On Tuesday, as we stood around our dear dear friend’s lego urn, approximately 70 plus of us linked with Ben, Mara and Elizabeth; interwoven as an incredibly tangible sign of the body of Christ; I couldn’t help but begin to see that perhaps the Lenten weary road we are standing on isn’t so long after all. For around that urn, a tangible symbol of God’s love and the love of our friend was embodied in that time and place. A reminder once again that God’s love ultimately wins.
And so I will continue to meander and trudge my way down this Lenten weary road ready to come to the cross on Easter and proclaim with all the saints that Christ is risen. He is risen indeed. Alleluia! However, this Lent, I may be more weary and worn from the journey to that empty tomb!

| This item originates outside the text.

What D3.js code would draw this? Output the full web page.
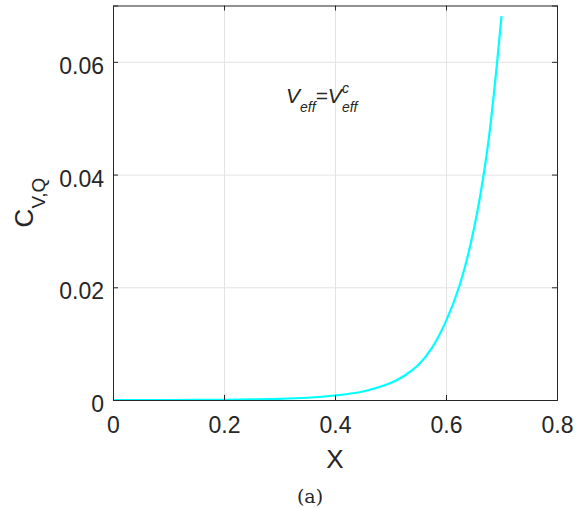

I am linking up with Kelly and the Ra Ra Linkup, Jennifer and Tell His Story, Holley and Coffee for your Heart, and Kristin and Porch Stories!
Tara, this is just beautiful.
Death is all around us, that is why we need to focus more on the Resurrection, it’s great to remember His sacrifice, we should everyday. But He is risen, seated beside the Father in a place of rest, where we should be also. He wants the weary to come.
Indeed! “Come to me all you who are weary and heavy laden.” Sometimes that is much easier said than done! But thank you for your reminder about the resurrection promises.
You have been traveling a Lenten weary road, but as I read your words I still heard the faint whisper of hope. It is there in the Easter promise and knowing that death does not have the final say.
You should be incredibly proud of these words. God is guiding you well as you let Him give you the strength to pour out your words on this page.
A Lenten weary road that just keeps getting longer. I am so glad that you can still read the faint whispers of hope. I am so incredible thankful that death does not have the final word. I am proud of these words. Actually I am proud of many of the posts I have written lately. God is indeed guiding and pouring these words into me. Thank You dear friend!